Importantly, instead of requiring \(m \times n\) data to store \(B \text{,}\) we now need only store \(A \) and \(X \text{.}\)


If \(B \) is \(m \times n \) and \(A \) is \(m \times k \text{,}\) how many entries are there in \(A \) and \(X \) ?

  • \(A \) is \(m \times k \text{.}\)

  • \(X \) is \(k \times n \text{.}\)

A total of \((m+n) k \) entries are in \(A \) and \(X \text{.}\)


\(A X \) is called a rank-k approximation of \(B \text{.}\) Why?


The matrix \(A X \) has rank at most equal to \(k \) (it is a rank-k matrix) since each of its columns can be written as a linear combinations of the columns of \(A \) and hence it has at most \(k \) linearly independent columns.

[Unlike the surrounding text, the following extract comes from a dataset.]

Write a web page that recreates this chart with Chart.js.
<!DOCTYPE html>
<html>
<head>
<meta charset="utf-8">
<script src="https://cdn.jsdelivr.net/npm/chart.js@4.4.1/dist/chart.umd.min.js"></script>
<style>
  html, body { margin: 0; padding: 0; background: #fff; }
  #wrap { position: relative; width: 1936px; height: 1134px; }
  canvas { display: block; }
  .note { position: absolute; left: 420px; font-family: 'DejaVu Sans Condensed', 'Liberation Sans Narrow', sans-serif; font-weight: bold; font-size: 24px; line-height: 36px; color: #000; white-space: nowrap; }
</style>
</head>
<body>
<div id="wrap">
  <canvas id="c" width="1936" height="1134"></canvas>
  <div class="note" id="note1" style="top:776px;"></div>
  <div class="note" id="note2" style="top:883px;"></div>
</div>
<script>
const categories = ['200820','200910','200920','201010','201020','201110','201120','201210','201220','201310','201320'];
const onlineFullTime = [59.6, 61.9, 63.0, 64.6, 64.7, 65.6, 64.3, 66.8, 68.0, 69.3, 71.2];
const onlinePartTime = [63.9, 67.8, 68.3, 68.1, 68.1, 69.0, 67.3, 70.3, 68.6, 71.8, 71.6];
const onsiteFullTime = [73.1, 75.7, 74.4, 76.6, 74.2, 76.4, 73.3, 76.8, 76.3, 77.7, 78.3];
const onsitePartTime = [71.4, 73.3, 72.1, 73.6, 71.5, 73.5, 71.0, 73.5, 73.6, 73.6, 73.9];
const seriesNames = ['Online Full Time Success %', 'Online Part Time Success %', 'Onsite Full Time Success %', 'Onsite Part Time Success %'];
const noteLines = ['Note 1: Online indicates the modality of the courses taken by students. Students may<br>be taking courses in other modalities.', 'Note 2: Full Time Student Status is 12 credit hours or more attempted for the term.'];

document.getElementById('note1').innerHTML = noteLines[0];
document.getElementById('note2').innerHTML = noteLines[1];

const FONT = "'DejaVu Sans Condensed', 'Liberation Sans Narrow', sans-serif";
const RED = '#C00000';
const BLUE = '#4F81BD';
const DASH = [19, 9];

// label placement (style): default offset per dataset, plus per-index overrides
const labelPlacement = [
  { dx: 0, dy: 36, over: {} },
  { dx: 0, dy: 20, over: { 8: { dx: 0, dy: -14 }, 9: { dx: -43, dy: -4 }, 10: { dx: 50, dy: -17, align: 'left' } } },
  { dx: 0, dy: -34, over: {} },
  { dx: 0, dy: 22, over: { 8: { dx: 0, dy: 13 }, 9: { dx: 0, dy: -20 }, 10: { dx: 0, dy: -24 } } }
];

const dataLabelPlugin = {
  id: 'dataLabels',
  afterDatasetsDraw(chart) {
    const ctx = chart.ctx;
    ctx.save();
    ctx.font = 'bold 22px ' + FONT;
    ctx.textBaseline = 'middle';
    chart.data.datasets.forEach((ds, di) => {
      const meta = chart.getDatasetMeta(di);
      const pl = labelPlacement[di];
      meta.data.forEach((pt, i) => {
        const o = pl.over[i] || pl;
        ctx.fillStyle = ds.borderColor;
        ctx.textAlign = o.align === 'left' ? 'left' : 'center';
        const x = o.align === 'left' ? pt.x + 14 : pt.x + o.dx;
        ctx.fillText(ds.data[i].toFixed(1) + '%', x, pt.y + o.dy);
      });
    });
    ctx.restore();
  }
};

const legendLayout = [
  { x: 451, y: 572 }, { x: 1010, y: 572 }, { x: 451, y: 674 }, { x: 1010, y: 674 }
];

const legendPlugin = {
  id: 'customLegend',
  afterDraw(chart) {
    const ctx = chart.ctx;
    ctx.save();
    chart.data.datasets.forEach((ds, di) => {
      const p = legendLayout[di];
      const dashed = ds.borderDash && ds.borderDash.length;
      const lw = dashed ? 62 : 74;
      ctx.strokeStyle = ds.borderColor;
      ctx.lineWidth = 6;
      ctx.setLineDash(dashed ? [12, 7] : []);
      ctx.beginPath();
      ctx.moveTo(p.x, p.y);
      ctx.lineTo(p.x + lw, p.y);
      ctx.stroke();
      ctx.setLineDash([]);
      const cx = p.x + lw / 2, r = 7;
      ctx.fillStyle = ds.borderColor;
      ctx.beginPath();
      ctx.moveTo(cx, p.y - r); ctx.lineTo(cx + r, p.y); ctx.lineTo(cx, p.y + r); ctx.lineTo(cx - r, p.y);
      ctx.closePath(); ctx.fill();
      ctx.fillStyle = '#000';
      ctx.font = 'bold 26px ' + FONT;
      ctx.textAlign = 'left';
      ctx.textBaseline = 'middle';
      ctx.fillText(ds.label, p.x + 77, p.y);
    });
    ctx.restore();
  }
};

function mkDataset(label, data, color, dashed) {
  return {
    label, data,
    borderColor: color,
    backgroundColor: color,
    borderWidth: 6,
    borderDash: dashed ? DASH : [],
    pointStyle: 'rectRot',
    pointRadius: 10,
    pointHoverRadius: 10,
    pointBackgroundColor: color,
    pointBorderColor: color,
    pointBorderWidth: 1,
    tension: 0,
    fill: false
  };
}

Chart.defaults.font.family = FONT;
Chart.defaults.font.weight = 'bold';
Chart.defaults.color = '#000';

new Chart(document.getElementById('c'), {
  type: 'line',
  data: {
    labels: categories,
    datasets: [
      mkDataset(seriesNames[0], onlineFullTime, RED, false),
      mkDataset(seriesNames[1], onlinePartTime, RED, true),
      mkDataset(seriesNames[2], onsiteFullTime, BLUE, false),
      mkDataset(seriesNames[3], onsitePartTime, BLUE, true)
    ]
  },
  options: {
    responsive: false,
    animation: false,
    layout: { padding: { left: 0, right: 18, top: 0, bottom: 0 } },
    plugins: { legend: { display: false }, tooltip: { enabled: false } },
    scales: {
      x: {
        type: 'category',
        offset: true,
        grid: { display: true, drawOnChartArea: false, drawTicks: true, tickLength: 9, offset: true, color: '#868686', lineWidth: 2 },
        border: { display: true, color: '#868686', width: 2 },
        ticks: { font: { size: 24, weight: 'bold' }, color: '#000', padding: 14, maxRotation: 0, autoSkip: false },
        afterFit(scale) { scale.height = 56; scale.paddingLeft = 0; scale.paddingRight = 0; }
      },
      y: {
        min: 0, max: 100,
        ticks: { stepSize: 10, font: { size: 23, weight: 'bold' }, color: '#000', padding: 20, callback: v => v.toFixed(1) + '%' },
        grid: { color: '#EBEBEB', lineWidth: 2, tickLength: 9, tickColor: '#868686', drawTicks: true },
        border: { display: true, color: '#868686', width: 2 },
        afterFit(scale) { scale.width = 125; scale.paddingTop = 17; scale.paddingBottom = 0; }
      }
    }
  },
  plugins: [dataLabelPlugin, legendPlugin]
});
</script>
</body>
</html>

Let's have a look at how effective this approach is for our picture:


\(k = 1 \)

\(k = 2 \)

\(k = 10 \)

\(k = 25 \)

\(k = 50 \)

Now, there is no reason to believe that picking equally spaced columns (or restricting ourselves to columns in \(B \)) will yield the best rank-k approximation for the picture. It yields a pretty good result here in part because there is quite a bit of repetition in the picture, from column to column. So, the question can be asked: How do we find the best rank-k approximation for a picture or, more generally, a matrix? This would allow us to get the most from the data that needs to be stored. It is the Singular Value Decomposition (SVD), possibly the most important result in linear algebra, that provides the answer.


Those who need a refresher on this material may want to review Week 11 of Linear Algebra: Foundations to Frontiers [20]. We will discuss solving linear least squares problems further in Week 4.